The following description from Folktales of Pomfret described for me what it must have been like as a colonial pioneer in the wilds of Connecticut and has helped to make Sarah Horrell Goodell one of my favorite ancestors:
In the autumn of 1698, Sarah Horrel Goodell left the friendly village of Woodstock, following the Path alone, far out into the wilds of the Nipmuck wilderness, seeking the cabin that she had been told by friends her husband was making ready for her. He had left for the new country in the early spring. Receiving no tidings of him, she resolved to join him, so taking her spinning wheel, she traversed the lonely trail from Roxbury, Mass., depending upon chance "lifts" from fellow travelers along the way.

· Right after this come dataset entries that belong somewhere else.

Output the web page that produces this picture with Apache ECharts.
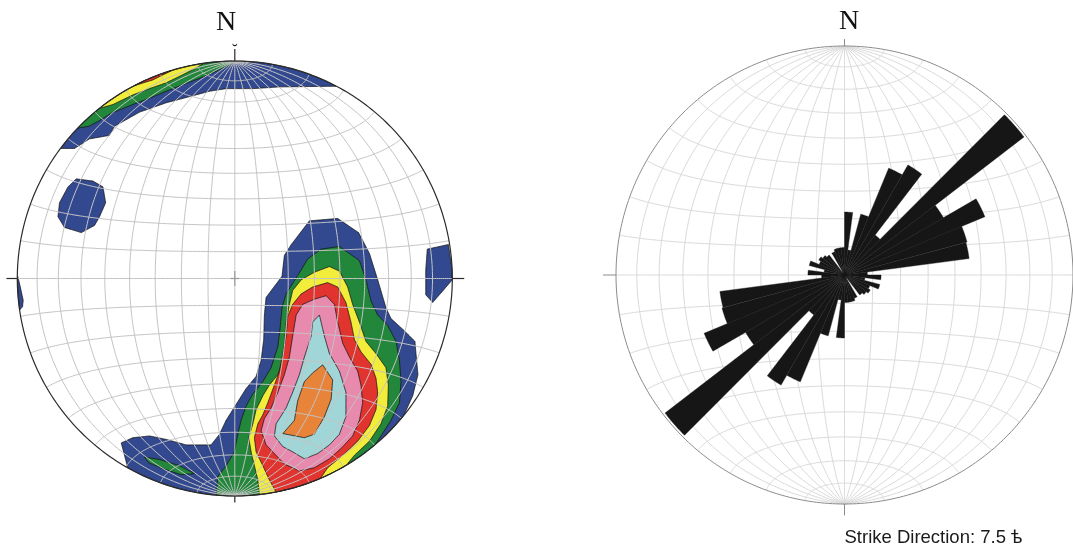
<!DOCTYPE html>
<html>
<head>
<meta charset="utf-8">
<script src="https://cdn.jsdelivr.net/npm/echarts@6/dist/echarts.min.js"></script>
<style>
  html, body { margin: 0; padding: 0; background: #ffffff; }
  #main { width: 1073px; height: 548px; }
</style>
</head>
<body>
<div id="main"></div>
<script>
// Graticule spacing of the equal-area (Schmidt) net, degrees
const NET_STEP = 10;
// Width of one strike class in the rose, degrees
const ROSE_BIN = 7.5;

// Pole-density contours, x east / y north in percent of the net radius.
// Vertices beyond 100 run along the primitive circle.
const densityLevel1 = [
  [[34.3,26.5],[47.3,27.6],[56.9,21.1],[61.9,11.5],[65.7,-0.6],[69.5,-13.5],[71.8,-18.4],[77.9,-24.0],[82.8,-28.9],[83.3,-34.5],[84.2,-44.2],[81.8,-53.9],[77.9,-62.5],[65,-112.6],[0,-130],[-44.5,-122.2],[-49.2,-87.1],[-52.2,-75.6],[-46.9,-73.2],[-39.2,-72.4],[-31.5,-74.0],[-22.4,-76.5],[-10.9,-76.5],[-7.0,-71.6],[-4.0,-65.2],[-0.9,-60.3],[5.2,-50.6],[9.8,-45.0],[12.1,-37.7],[13.3,-28.1],[13.6,-16.8],[14.4,-8.7],[21.7,1.0],[22.8,10.6],[25.9,15.5]],
  [[-79.8,59.8],[-73.7,59.8],[-66.8,64.2],[-57.6,65.8],[-55.3,70.0],[-43.8,76.5],[-31.5,80.8],[-22.4,83.2],[-11.6,86.1],[-4.0,87.3],[8.3,87.3],[20.5,88.1],[46.6,88.4],[33.6,125.6],[0,130],[-33.6,125.6],[-65,112.6],[-91.9,91.9]],
  [[-72.9,45.8],[-65.2,44.8],[-60.6,42.1],[-59.4,34.8],[-62.2,28.4],[-64.5,24.4],[-70.6,21.1],[-78.3,23.5],[-81.3,28.4],[-80.6,34.8],[-76.7,42.1]],
  [[-99.8,1],[-98.6,-4],[-97.3,-10],[-97.6,-13],[-99,-14.5],[-110,-7]],
  [[88.5,13.5],[98.2,15.6],[100.5,0],[97.5,-3.5],[91,-11],[87.8,-7.5],[87.8,4]]
];
const densityLevel2 = [
  [[39.7,13.5],[48.1,14.7],[57.3,8.2],[60.3,-0.6],[62.6,-10.3],[65.7,-16.8],[70.3,-21.6],[74.1,-28.9],[75.7,-37.7],[76.4,-47.4],[75.7,-57.1],[71.8,-65.2],[67.2,-72.4],[64.2,-76.8],[44.5,-122.2],[0,-130],[-8.6,-99.7],[-7.8,-91.0],[-4.0,-86.1],[-0.2,-79.7],[1.4,-71.6],[2.9,-65.2],[5.2,-58.7],[8.3,-53.1],[12.9,-47.4],[16.7,-41.0],[19.8,-31.3],[20.8,-23.2],[21.7,-13.5],[23.6,-7.1],[26.6,-2.3],[29.7,2.6],[33.5,9.0]],
  [[-41.5,-82.1],[-34.6,-83.2],[-25.4,-86.1],[-18.5,-89.7],[-24.7,-90.2],[-33.1,-87.4],[-39.5,-84.8]],
  [[-72.9,69.0],[-67.1,70.0],[-62.2,72.6],[-56.8,76.0],[-46.9,80.0],[-39.2,82.9],[-31.5,86.1],[-22.4,89.7],[-14.7,92.6],[-8.6,95.3],[-2.5,98.1],[-0.9,99.4],[-22.6,128],[-54.9,117.8],[-83.6,99.6]]
];
const densityLevel3 = [
  [[43.5,5.5],[48.1,3.4],[51.9,-3.9],[54.2,-11.9],[57.3,-20.0],[60.3,-28.9],[64.9,-34.5],[69.5,-41.0],[70.6,-49.0],[70.3,-58.7],[67.2,-66.8],[61.9,-74.8],[55.0,-81.3],[51.1,-86.0],[44.5,-122.2],[11.3,-99.4],[10.6,-92.6],[9.0,-86.1],[7.5,-79.7],[6.4,-73.2],[8.3,-66.8],[9.8,-60.3],[12.9,-53.9],[15.9,-49.0],[19.8,-44.2],[22.1,-37.7],[22.8,-29.7],[23.6,-20.0],[25.1,-11.9],[26.6,-5.5],[30.5,-0.6],[36.6,2.9]],
  [[-62.2,78.2],[-56.0,80.0],[-46.9,84.4],[-39.2,87.3],[-31.5,90.0],[-23.9,93.7],[-17.8,96.8],[-14.4,98.9],[-44.5,122.2],[-65,112.6]]
];
const densityLevel4 = [
  [[42.7,-1.9],[47.3,-3.9],[51.1,-11.1],[53.4,-20.0],[55.0,-28.1],[58.0,-33.7],[62.6,-39.4],[64.9,-45.8],[65.7,-52.3],[64.9,-60.3],[61.9,-67.6],[56.5,-74.8],[49.6,-81.3],[42.7,-87.0],[38.9,-92.6],[30,-125],[19.0,-98.2],[15.9,-92.6],[12.9,-86.1],[9.8,-79.7],[9.0,-73.2],[10.6,-66.8],[12.9,-62.7],[15.2,-57.1],[18.2,-49.0],[20.5,-42.6],[22.1,-34.5],[23.6,-26.5],[24.3,-17.6],[26.6,-11.9],[30.5,-7.1],[35.8,-3.9]],
  [[-46.1,88.7],[-37.7,91.3],[-29.2,95.5],[-48.7,120.5]]
];
const densityLevel5 = [
  [[42.0,-7.9],[45.8,-11.9],[47.3,-20.0],[49.6,-29.7],[52.7,-36.1],[56.5,-42.6],[58.0,-49.0],[58.8,-57.1],[57.3,-65.2],[54.2,-72.4],[48.9,-78.1],[43.5,-82.9],[36.6,-87.0],[29.7,-88.5],[22.8,-85.3],[18.2,-80.5],[14.4,-76.5],[12.1,-70.0],[13.6,-64.4],[16.7,-59.5],[19.8,-52.3],[22.8,-44.2],[25.1,-36.1],[26.6,-26.5],[28.2,-16.8],[31.2,-11.9],[36.6,-9.5]]
];
const densityLevel6 = [
  [[38.9,-16.8],[41.2,-26.5],[43.5,-34.5],[48.1,-42.6],[51.1,-52.3],[51.1,-63.5],[48.1,-71.6],[43.5,-76.5],[38.1,-80.5],[32.0,-82.9],[26.6,-79.7],[22.1,-77.3],[18.2,-72.4],[19.0,-66.8],[23.6,-59.5],[26.6,-52.3],[29.7,-44.2],[32.0,-36.1],[35.1,-26.5],[35.8,-20.0]]
];
const densityLevel7 = [
  [[40.4,-39.7],[45.0,-46.6],[44.3,-55.5],[41.2,-63.5],[36.6,-71.6],[32.0,-73.2],[22.1,-71.3],[27.4,-65.2],[28.9,-56.3],[32.0,-47.4],[35.8,-43.4]]
];
const densityLevels = [densityLevel1, densityLevel2, densityLevel3, densityLevel4, densityLevel5, densityLevel6, densityLevel7];
const densityColors = ['#33498f', '#23873b', '#f2ec3b', '#e1342f', '#e78aae', '#a0d6d7', '#e8833a'];

// Strike rose: frequency per 7.5° class from 0° to 180°, in percent of the net radius
// (each class is also plotted in the opposite direction).
const strikeFreq = [27.5, 11, 27.5, 50.5, 55.5, 22, 99, 50, 66.5, 55.5, 55, 10, 16, 9, 16, 12, 13, 12, 11, 0, 11, 12, 12, 12];

const rad = d => d * Math.PI / 180;

// Equatorial Lambert equal-area projection scaled to a unit primitive circle
function project(lon, lat) {
  const l = rad(lon), p = rad(lat);
  const d = Math.sqrt(1 + Math.cos(p) * Math.cos(l));
  return [Math.cos(p) * Math.sin(l) / d, Math.sin(p) / d];
}

function graticule() {
  const lines = [];
  for (let lon = -90 + NET_STEP; lon < 90; lon += NET_STEP) {
    const pts = [];
    for (let lat = -90; lat <= 90; lat += 1) pts.push(project(lon, lat));
    lines.push(pts);
  }
  for (let lat = -90 + NET_STEP; lat < 90; lat += NET_STEP) {
    const pts = [];
    for (let lon = -90; lon <= 90; lon += 1) pts.push(project(lon, lat));
    lines.push(pts);
  }
  return lines;
}
const netLines = graticule();

// Densify a contour outline and keep it inside the primitive circle
function rimClamp(poly) {
  const out = [];
  for (let i = 0; i < poly.length; i++) {
    const a = poly[i], b = poly[(i + 1) % poly.length];
    const ax = a[0] / 100, ay = a[1] / 100, bx = b[0] / 100, by = b[1] / 100;
    const n = Math.max(1, Math.ceil(Math.hypot(bx - ax, by - ay) / 0.004));
    for (let k = 0; k < n; k++) {
      let x = ax + (bx - ax) * k / n, y = ay + (by - ay) * k / n;
      const r = Math.hypot(x, y);
      if (r > 0.999) { x = x / r * 0.999; y = y / r * 0.999; }
      out.push([x, y]);
    }
  }
  return out;
}

const contourShapes = [];
densityLevels.forEach((level, li) => {
  level.forEach(poly => contourShapes.push({ pts: rimClamp(poly), color: densityColors[li] }));
});

const roseBins = [];
strikeFreq.forEach((f, i) => {
  if (f > 0) {
    roseBins.push([i * ROSE_BIN, (i + 1) * ROSE_BIN, f]);
    roseBins.push([180 + i * ROSE_BIN, 180 + (i + 1) * ROSE_BIN, f]);
  }
});

function graticuleSeries(gi, color, width, z) {
  return {
    type: 'custom', xAxisIndex: gi, yAxisIndex: gi, clip: false, silent: true, z: z,
    data: netLines.map((_, i) => [0, 0, i]),
    renderItem: (params, api) => ({
      type: 'polyline',
      shape: { points: netLines[api.value(2)].map(p => api.coord(p)) },
      style: { stroke: color, lineWidth: width, fill: null }
    })
  };
}

function frameSeries(gi, cfg) {
  return {
    type: 'custom', xAxisIndex: gi, yAxisIndex: gi, clip: false, silent: true, z: 6,
    data: [[0, 0]],
    renderItem: (params, api) => {
      const children = [];
      const rim = [];
      for (let a = 0; a <= 360; a += 1) rim.push(api.coord([Math.sin(rad(a)), Math.cos(rad(a))]));
      children.push({ type: 'polyline', shape: { points: rim }, style: { stroke: cfg.rimColor, lineWidth: cfg.rimWidth, fill: null } });
      cfg.ticks.forEach(t => {
        const p1 = api.coord(t[0]), p2 = api.coord(t[1]);
        children.push({ type: 'line', shape: { x1: p1[0], y1: p1[1], x2: p2[0], y2: p2[1] },
          style: { stroke: t[2] || cfg.tickColor, lineWidth: cfg.tickWidth } });
      });
      cfg.labels.forEach(l => {
        const p = api.coord(l.at);
        children.push({ type: 'text', x: p[0], y: p[1],
          style: { text: l.text, fill: l.color || '#111', font: l.font, align: l.align || 'center', verticalAlign: 'middle' } });
      });
      return { type: 'group', children: children };
    }
  };
}

const option = {
  animation: false,
  backgroundColor: '#ffffff',
  grid: [
    { left: 17.3, top: 61, width: 435, height: 435 },
    { left: 616, top: 46, width: 458, height: 458 }
  ],
  xAxis: [
    { type: 'value', gridIndex: 0, min: -1, max: 1, show: false },
    { type: 'value', gridIndex: 1, min: -1, max: 1, show: false }
  ],
  yAxis: [
    { type: 'value', gridIndex: 0, min: -1, max: 1, show: false },
    { type: 'value', gridIndex: 1, min: -1, max: 1, show: false }
  ],
  series: [
    // contoured pole density
    {
      type: 'custom', xAxisIndex: 0, yAxisIndex: 0, clip: false, silent: true, z: 2,
      data: contourShapes.map((_, i) => [0, 0, i]),
      renderItem: (params, api) => {
        const s = contourShapes[api.value(2)];
        return { type: 'polygon', shape: { points: s.pts.map(p => api.coord(p)) },
          style: { fill: s.color, stroke: '#111111', lineWidth: 0.8 } };
      }
    },
    graticuleSeries(0, '#c4c4c4', 1, 3),
    frameSeries(0, {
      rimColor: '#2a2a2a', rimWidth: 1.2, tickColor: '#2a2a2a', tickWidth: 1.2,
      ticks: [
        [[0, 1], [0, 1.055]], [[0, -1], [0, -1.03]],
        [[-1, 0], [-1.05, 0]], [[1, 0], [1.055, 0]],
        [[0, -0.035], [0, 0.035], '#9a9a9a'], [[-0.02, 0], [0.02, 0], '#9a9a9a']
      ],
      labels: [
        { text: 'N', at: [-0.04, 1.175], font: '28px "Liberation Serif", "DejaVu Serif", serif' },
        { text: '\u02D8', at: [0, 1.05], font: '17px "Liberation Serif", "DejaVu Serif", serif' }
      ]
    }),
    // strike rose on the second net
    graticuleSeries(1, '#dadada', 1, 1),
    {
      type: 'custom', xAxisIndex: 1, yAxisIndex: 1, clip: false, silent: true, z: 4,
      data: roseBins.map((_, i) => [0, 0, i]),
      renderItem: (params, api) => {
        const b = roseBins[api.value(2)];
        const r = b[2] / 100;
        const pts = [api.coord([0, 0])];
        for (let a = b[0]; a <= b[1] + 1e-9; a += 0.25) pts.push(api.coord([r * Math.sin(rad(a)), r * Math.cos(rad(a))]));
        return { type: 'polygon', shape: { points: pts },
          style: { fill: '#161616', stroke: '#161616', lineWidth: 0.4 } };
      }
    },
    frameSeries(1, {
      rimColor: '#8c8c8c', rimWidth: 1, tickColor: '#8c8c8c', tickWidth: 1,
      ticks: [
        [[0, 1], [0, 1.03]], [[0, -1], [0, -1.05]],
        [[-1, 0], [-1.057, 0]], [[1, 0], [1.057, 0]]
      ],
      labels: [
        { text: 'N', at: [0.02, 1.105], font: '28px "Liberation Serif", "DejaVu Serif", serif' },
        { text: 'Strike Direction: 7.5 \u0463', at: [0, -1.148], align: 'left',
          font: '18.5px "Liberation Sans", Arial, sans-serif', color: '#1a1a1a' }
      ]
    })
  ]
};

const chart = echarts.init(document.getElementById('main'), null, { renderer: 'canvas' });
chart.setOption(option);
</script>
</body>
</html>
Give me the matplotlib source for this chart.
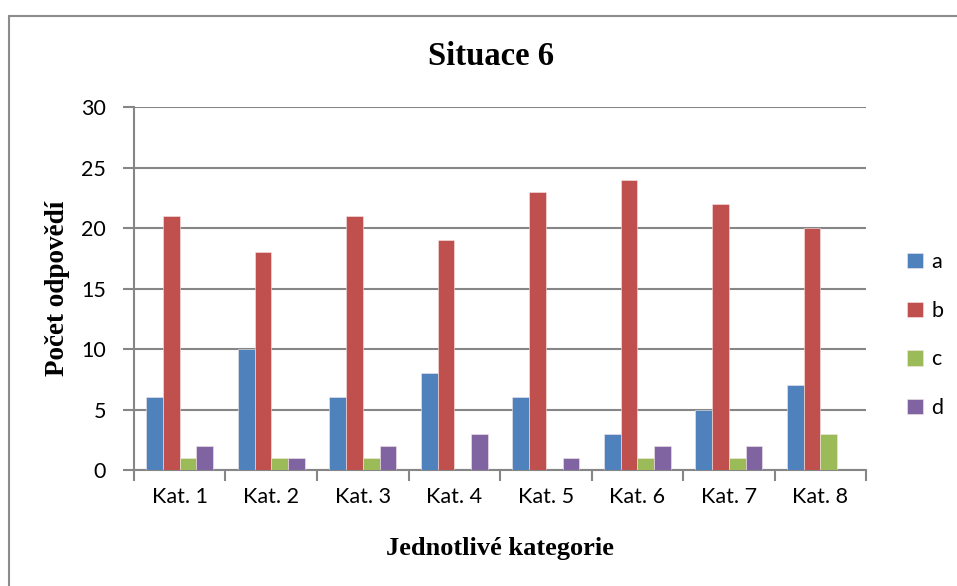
import numpy as np
import matplotlib
matplotlib.use('Agg')
import matplotlib.pyplot as plt
from matplotlib.patches import Rectangle

# Data
categories = ['Kat. 1', 'Kat. 2', 'Kat. 3', 'Kat. 4', 'Kat. 5', 'Kat. 6', 'Kat. 7', 'Kat. 8']
series_names = ['a', 'b', 'c', 'd']
a_vals = [6, 10, 6, 8, 6, 3, 5, 7]
b_vals = [21, 18, 21, 19, 23, 24, 22, 20]
c_vals = [1, 1, 1, 0, 0, 1, 1, 3]
d_vals = [2, 1, 2, 3, 1, 2, 2, 0]
colors = ['#4F81BD', '#C0504D', '#9BBB59', '#8064A2']

fig = plt.figure(figsize=(9.57, 5.86), dpi=100)
ax = fig.add_axes([0.140, 0.198, 0.765, 0.619])

# outer chart border (only top/left visible in reference)
fig.patches.append(Rectangle((9 / 957, -0.1), 2.0, 1 - 16 / 586 + 0.1,
                             transform=fig.transFigure, fill=False,
                             edgecolor='#8c8c8c', linewidth=1.5))

x = np.arange(len(categories))
bw = 0.183
for i, (vals, name) in enumerate(zip([a_vals, b_vals, c_vals, d_vals], series_names)):
    ax.bar(x - 1.5 * bw + i * bw, vals, bw, color=colors[i], label=name,
           edgecolor='#f5e6e6', linewidth=0.4, zorder=3)

ax.set_xlim(-0.5, len(categories) - 0.5)
ax.set_ylim(0, 30)
ax.set_yticks(range(0, 31, 5))
ax.grid(axis='y', color='#868686', linewidth=1.5, zorder=0)
ax.set_axisbelow(True)

ax.set_xticks(x)
ax.set_xticklabels(categories, family='Lato', fontsize=15.5)
ax.tick_params(axis='x', length=0, pad=12)
ax.set_xticks(np.arange(-0.5, len(categories)), minor=True)
ax.tick_params(axis='x', which='minor', length=8, width=1.5, color='#868686', direction='out')
ax.tick_params(axis='y', length=8, width=1.5, color='#868686', direction='out', pad=12)
for lab in ax.get_yticklabels():
    lab.set_family('Lato')
    lab.set_fontsize(15.5)

for side in ['top', 'right']:
    ax.spines[side].set_visible(False)
for side in ['left', 'bottom']:
    ax.spines[side].set_color('#868686')
    ax.spines[side].set_linewidth(1.5)

ax.set_ylabel('Počet odpovědí', family='Liberation Serif', fontweight='bold', fontsize=19.5)
ax.yaxis.set_label_coords(-0.088, 0.5)
ax.set_xlabel('Jednotlivé kategorie', family='Liberation Serif', fontweight='bold', fontsize=19)
ax.xaxis.set_label_coords(0.5, -0.185)
fig.text(0.513, 0.903, 'Situace 6', family='Liberation Serif', fontweight='bold', fontsize=23.5,
         ha='center', va='center')

leg = ax.legend(loc='center left', bbox_to_anchor=(1.03, 0.372), frameon=False,
                prop={'family': 'Lato', 'size': 15.5}, handlelength=0.72, handleheight=0.72,
                labelspacing=1.33, handletextpad=0.4)

fig.savefig('out.png', dpi=100)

She could not be prevailed upon to remain overnight at Woodstock but, spinning wheel in hand, she hurried on through the forest gloom. South of Woodstock lay the Mashamoquet in the Nipmuck Country, the future town of Pomfret. At this period the only settler in the Purchase was John Sabin, near the Woodstock line, the Bartholomew place. The path that Sarah Horrel Goodell trod that autumn night, two hundred and fifty years ago, led over Ragged Hill in the western section, miles from the Sabin home. She traveled the rocky trail, ragged and steep, down through the valleys, over the brooks and on for many a weary mile, until at last, as the last rays faded in the west, she came to the little clearing and there, by the side of the "way", she found her cabin home.